**INSTRUCTIONS TO FOLLOW**
All of the data that follows should be retyped exactly, please, except the pictures.
## Begin MATERIAL PROVIDED
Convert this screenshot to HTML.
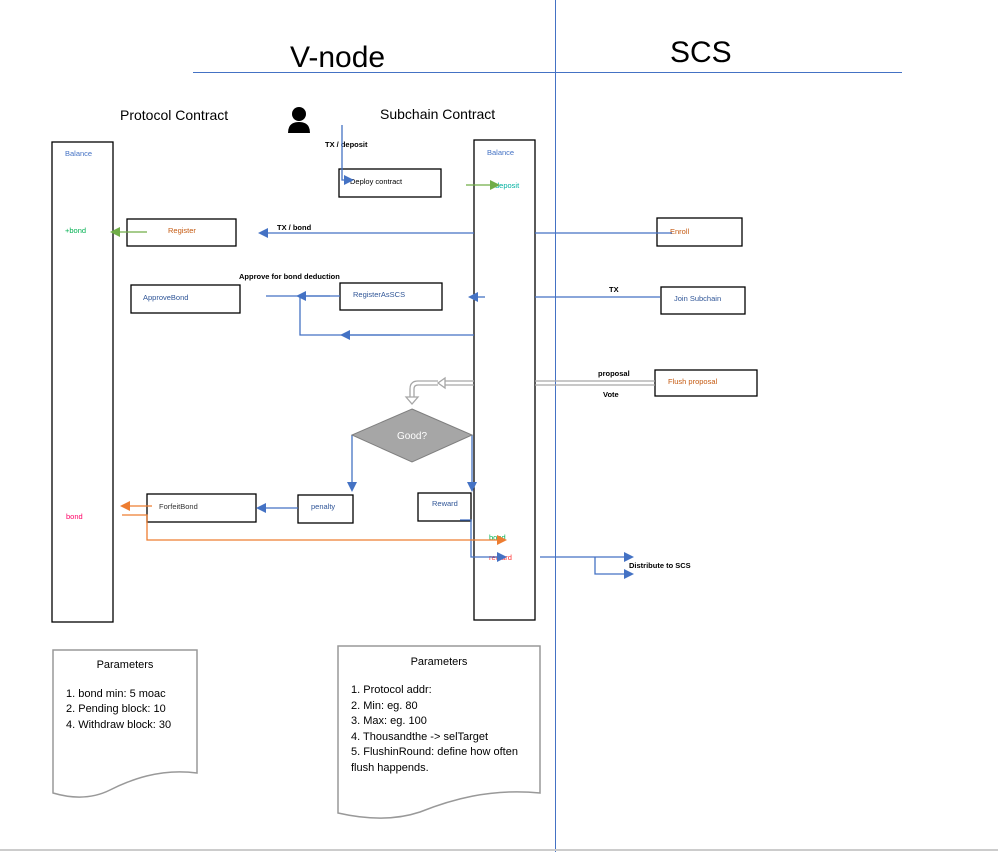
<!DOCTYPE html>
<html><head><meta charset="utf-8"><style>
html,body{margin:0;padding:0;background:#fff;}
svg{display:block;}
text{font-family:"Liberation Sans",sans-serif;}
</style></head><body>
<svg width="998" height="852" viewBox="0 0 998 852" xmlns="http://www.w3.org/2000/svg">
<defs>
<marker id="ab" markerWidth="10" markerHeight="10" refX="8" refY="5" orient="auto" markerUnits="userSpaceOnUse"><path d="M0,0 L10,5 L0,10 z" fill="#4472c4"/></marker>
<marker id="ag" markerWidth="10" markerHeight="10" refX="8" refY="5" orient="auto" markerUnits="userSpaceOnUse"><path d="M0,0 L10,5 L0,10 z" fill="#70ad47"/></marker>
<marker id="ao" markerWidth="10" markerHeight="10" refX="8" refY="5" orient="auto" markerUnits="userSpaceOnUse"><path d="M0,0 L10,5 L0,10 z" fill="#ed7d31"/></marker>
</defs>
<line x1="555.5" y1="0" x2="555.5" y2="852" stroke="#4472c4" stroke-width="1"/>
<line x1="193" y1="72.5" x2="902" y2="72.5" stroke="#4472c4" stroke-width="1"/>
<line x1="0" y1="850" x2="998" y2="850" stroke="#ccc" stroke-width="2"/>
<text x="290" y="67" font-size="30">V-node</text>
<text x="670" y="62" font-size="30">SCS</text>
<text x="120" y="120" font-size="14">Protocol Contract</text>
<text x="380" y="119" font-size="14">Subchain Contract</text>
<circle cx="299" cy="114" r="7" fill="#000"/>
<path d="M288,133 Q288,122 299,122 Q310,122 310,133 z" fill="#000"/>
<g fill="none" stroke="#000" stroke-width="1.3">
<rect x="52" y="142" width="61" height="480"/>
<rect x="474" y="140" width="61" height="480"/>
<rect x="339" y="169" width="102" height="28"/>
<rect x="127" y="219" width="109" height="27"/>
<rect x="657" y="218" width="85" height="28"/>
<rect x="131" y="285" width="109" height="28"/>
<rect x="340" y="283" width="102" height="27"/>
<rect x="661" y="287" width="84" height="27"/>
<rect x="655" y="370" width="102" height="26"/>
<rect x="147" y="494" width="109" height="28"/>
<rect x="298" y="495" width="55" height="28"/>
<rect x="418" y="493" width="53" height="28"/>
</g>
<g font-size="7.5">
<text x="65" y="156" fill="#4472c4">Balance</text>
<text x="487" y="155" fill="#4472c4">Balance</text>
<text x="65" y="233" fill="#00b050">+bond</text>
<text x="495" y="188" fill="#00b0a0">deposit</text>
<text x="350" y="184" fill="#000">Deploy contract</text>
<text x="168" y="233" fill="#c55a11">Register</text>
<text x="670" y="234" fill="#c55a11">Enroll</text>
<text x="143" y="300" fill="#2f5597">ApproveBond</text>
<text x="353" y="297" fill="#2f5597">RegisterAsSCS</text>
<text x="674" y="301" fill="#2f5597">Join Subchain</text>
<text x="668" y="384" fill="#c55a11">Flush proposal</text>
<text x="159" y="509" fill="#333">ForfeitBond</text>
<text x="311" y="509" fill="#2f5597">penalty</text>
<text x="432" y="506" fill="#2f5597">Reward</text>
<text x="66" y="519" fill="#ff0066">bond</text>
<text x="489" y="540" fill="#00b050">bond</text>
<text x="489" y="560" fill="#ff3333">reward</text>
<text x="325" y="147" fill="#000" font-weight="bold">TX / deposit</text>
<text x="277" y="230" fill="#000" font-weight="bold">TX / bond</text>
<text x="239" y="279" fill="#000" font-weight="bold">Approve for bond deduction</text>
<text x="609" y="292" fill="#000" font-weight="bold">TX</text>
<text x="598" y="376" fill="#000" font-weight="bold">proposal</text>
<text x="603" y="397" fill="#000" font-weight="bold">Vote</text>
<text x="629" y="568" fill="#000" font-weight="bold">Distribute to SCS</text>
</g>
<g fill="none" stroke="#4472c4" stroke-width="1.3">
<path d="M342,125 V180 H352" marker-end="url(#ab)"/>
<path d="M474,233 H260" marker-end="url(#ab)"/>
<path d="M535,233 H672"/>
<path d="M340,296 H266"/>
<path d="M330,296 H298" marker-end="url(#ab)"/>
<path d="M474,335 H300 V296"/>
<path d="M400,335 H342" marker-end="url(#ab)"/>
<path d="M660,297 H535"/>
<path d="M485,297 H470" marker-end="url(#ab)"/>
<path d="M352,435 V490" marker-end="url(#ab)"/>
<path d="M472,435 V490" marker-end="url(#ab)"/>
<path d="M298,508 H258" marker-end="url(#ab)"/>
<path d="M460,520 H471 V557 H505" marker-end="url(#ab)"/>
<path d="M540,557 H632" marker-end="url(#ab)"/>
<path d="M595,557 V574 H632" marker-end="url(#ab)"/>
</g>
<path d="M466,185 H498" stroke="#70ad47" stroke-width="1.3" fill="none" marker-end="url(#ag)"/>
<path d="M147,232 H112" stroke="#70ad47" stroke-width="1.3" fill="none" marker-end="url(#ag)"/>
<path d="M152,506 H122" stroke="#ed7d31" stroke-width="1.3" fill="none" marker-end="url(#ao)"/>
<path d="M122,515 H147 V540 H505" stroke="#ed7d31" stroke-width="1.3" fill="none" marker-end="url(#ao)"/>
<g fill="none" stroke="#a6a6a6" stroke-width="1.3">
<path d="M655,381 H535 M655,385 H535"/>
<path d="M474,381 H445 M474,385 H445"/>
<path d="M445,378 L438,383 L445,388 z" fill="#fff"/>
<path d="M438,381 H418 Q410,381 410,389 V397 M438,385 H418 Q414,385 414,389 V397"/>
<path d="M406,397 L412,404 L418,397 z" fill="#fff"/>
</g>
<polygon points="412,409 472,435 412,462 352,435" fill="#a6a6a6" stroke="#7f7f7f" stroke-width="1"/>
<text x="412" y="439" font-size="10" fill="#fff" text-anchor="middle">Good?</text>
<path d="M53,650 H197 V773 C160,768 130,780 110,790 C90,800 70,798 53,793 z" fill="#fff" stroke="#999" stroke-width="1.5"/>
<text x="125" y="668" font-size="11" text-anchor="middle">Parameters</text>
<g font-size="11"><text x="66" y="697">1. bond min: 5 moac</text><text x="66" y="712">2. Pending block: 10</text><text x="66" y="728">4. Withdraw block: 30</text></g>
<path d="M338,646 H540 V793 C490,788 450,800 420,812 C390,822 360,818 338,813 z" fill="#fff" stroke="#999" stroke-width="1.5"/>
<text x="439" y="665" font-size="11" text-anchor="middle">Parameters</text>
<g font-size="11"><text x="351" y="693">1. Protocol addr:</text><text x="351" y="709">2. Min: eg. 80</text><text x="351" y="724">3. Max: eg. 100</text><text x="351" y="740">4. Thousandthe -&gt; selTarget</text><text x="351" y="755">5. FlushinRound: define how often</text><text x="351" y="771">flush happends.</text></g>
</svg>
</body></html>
## End MATERIAL PROVIDED
**RESPONSE BELOW**
Convert this screenshot to HTML.
<!DOCTYPE html>
<html><head><meta charset="utf-8"><style>
html,body{margin:0;padding:0;background:#fff;}
svg{display:block;}
text{font-family:"Liberation Sans",sans-serif;}
</style></head><body>
<svg width="998" height="852" viewBox="0 0 998 852" xmlns="http://www.w3.org/2000/svg">
<defs>
<marker id="ab" markerWidth="10" markerHeight="10" refX="8" refY="5" orient="auto" markerUnits="userSpaceOnUse"><path d="M0,0 L10,5 L0,10 z" fill="#4472c4"/></marker>
<marker id="ag" markerWidth="10" markerHeight="10" refX="8" refY="5" orient="auto" markerUnits="userSpaceOnUse"><path d="M0,0 L10,5 L0,10 z" fill="#70ad47"/></marker>
<marker id="ao" markerWidth="10" markerHeight="10" refX="8" refY="5" orient="auto" markerUnits="userSpaceOnUse"><path d="M0,0 L10,5 L0,10 z" fill="#ed7d31"/></marker>
</defs>
<line x1="555.5" y1="0" x2="555.5" y2="852" stroke="#4472c4" stroke-width="1"/>
<line x1="193" y1="72.5" x2="902" y2="72.5" stroke="#4472c4" stroke-width="1"/>
<line x1="0" y1="850" x2="998" y2="850" stroke="#ccc" stroke-width="2"/>
<text x="290" y="67" font-size="30">V-node</text>
<text x="670" y="62" font-size="30">SCS</text>
<text x="120" y="120" font-size="14">Protocol Contract</text>
<text x="380" y="119" font-size="14">Subchain Contract</text>
<circle cx="299" cy="114" r="7" fill="#000"/>
<path d="M288,133 Q288,122 299,122 Q310,122 310,133 z" fill="#000"/>
<g fill="none" stroke="#000" stroke-width="1.3">
<rect x="52" y="142" width="61" height="480"/>
<rect x="474" y="140" width="61" height="480"/>
<rect x="339" y="169" width="102" height="28"/>
<rect x="127" y="219" width="109" height="27"/>
<rect x="657" y="218" width="85" height="28"/>
<rect x="131" y="285" width="109" height="28"/>
<rect x="340" y="283" width="102" height="27"/>
<rect x="661" y="287" width="84" height="27"/>
<rect x="655" y="370" width="102" height="26"/>
<rect x="147" y="494" width="109" height="28"/>
<rect x="298" y="495" width="55" height="28"/>
<rect x="418" y="493" width="53" height="28"/>
</g>
<g font-size="7.5">
<text x="65" y="156" fill="#4472c4">Balance</text>
<text x="487" y="155" fill="#4472c4">Balance</text>
<text x="65" y="233" fill="#00b050">+bond</text>
<text x="495" y="188" fill="#00b0a0">deposit</text>
<text x="350" y="184" fill="#000">Deploy contract</text>
<text x="168" y="233" fill="#c55a11">Register</text>
<text x="670" y="234" fill="#c55a11">Enroll</text>
<text x="143" y="300" fill="#2f5597">ApproveBond</text>
<text x="353" y="297" fill="#2f5597">RegisterAsSCS</text>
<text x="674" y="301" fill="#2f5597">Join Subchain</text>
<text x="668" y="384" fill="#c55a11">Flush proposal</text>
<text x="159" y="509" fill="#333">ForfeitBond</text>
<text x="311" y="509" fill="#2f5597">penalty</text>
<text x="432" y="506" fill="#2f5597">Reward</text>
<text x="66" y="519" fill="#ff0066">bond</text>
<text x="489" y="540" fill="#00b050">bond</text>
<text x="489" y="560" fill="#ff3333">reward</text>
<text x="325" y="147" fill="#000" font-weight="bold">TX / deposit</text>
<text x="277" y="230" fill="#000" font-weight="bold">TX / bond</text>
<text x="239" y="279" fill="#000" font-weight="bold">Approve for bond deduction</text>
<text x="609" y="292" fill="#000" font-weight="bold">TX</text>
<text x="598" y="376" fill="#000" font-weight="bold">proposal</text>
<text x="603" y="397" fill="#000" font-weight="bold">Vote</text>
<text x="629" y="568" fill="#000" font-weight="bold">Distribute to SCS</text>
</g>
<g fill="none" stroke="#4472c4" stroke-width="1.3">
<path d="M342,125 V180 H352" marker-end="url(#ab)"/>
<path d="M474,233 H260" marker-end="url(#ab)"/>
<path d="M535,233 H672"/>
<path d="M340,296 H266"/>
<path d="M330,296 H298" marker-end="url(#ab)"/>
<path d="M474,335 H300 V296"/>
<path d="M400,335 H342" marker-end="url(#ab)"/>
<path d="M660,297 H535"/>
<path d="M485,297 H470" marker-end="url(#ab)"/>
<path d="M352,435 V490" marker-end="url(#ab)"/>
<path d="M472,435 V490" marker-end="url(#ab)"/>
<path d="M298,508 H258" marker-end="url(#ab)"/>
<path d="M460,520 H471 V557 H505" marker-end="url(#ab)"/>
<path d="M540,557 H632" marker-end="url(#ab)"/>
<path d="M595,557 V574 H632" marker-end="url(#ab)"/>
</g>
<path d="M466,185 H498" stroke="#70ad47" stroke-width="1.3" fill="none" marker-end="url(#ag)"/>
<path d="M147,232 H112" stroke="#70ad47" stroke-width="1.3" fill="none" marker-end="url(#ag)"/>
<path d="M152,506 H122" stroke="#ed7d31" stroke-width="1.3" fill="none" marker-end="url(#ao)"/>
<path d="M122,515 H147 V540 H505" stroke="#ed7d31" stroke-width="1.3" fill="none" marker-end="url(#ao)"/>
<g fill="none" stroke="#a6a6a6" stroke-width="1.3">
<path d="M655,381 H535 M655,385 H535"/>
<path d="M474,381 H445 M474,385 H445"/>
<path d="M445,378 L438,383 L445,388 z" fill="#fff"/>
<path d="M438,381 H418 Q410,381 410,389 V397 M438,385 H418 Q414,385 414,389 V397"/>
<path d="M406,397 L412,404 L418,397 z" fill="#fff"/>
</g>
<polygon points="412,409 472,435 412,462 352,435" fill="#a6a6a6" stroke="#7f7f7f" stroke-width="1"/>
<text x="412" y="439" font-size="10" fill="#fff" text-anchor="middle">Good?</text>
<path d="M53,650 H197 V773 C160,768 130,780 110,790 C90,800 70,798 53,793 z" fill="#fff" stroke="#999" stroke-width="1.5"/>
<text x="125" y="668" font-size="11" text-anchor="middle">Parameters</text>
<g font-size="11"><text x="66" y="697">1. bond min: 5 moac</text><text x="66" y="712">2. Pending block: 10</text><text x="66" y="728">4. Withdraw block: 30</text></g>
<path d="M338,646 H540 V793 C490,788 450,800 420,812 C390,822 360,818 338,813 z" fill="#fff" stroke="#999" stroke-width="1.5"/>
<text x="439" y="665" font-size="11" text-anchor="middle">Parameters</text>
<g font-size="11"><text x="351" y="693">1. Protocol addr:</text><text x="351" y="709">2. Min: eg. 80</text><text x="351" y="724">3. Max: eg. 100</text><text x="351" y="740">4. Thousandthe -&gt; selTarget</text><text x="351" y="755">5. FlushinRound: define how often</text><text x="351" y="771">flush happends.</text></g>
</svg>
</body></html>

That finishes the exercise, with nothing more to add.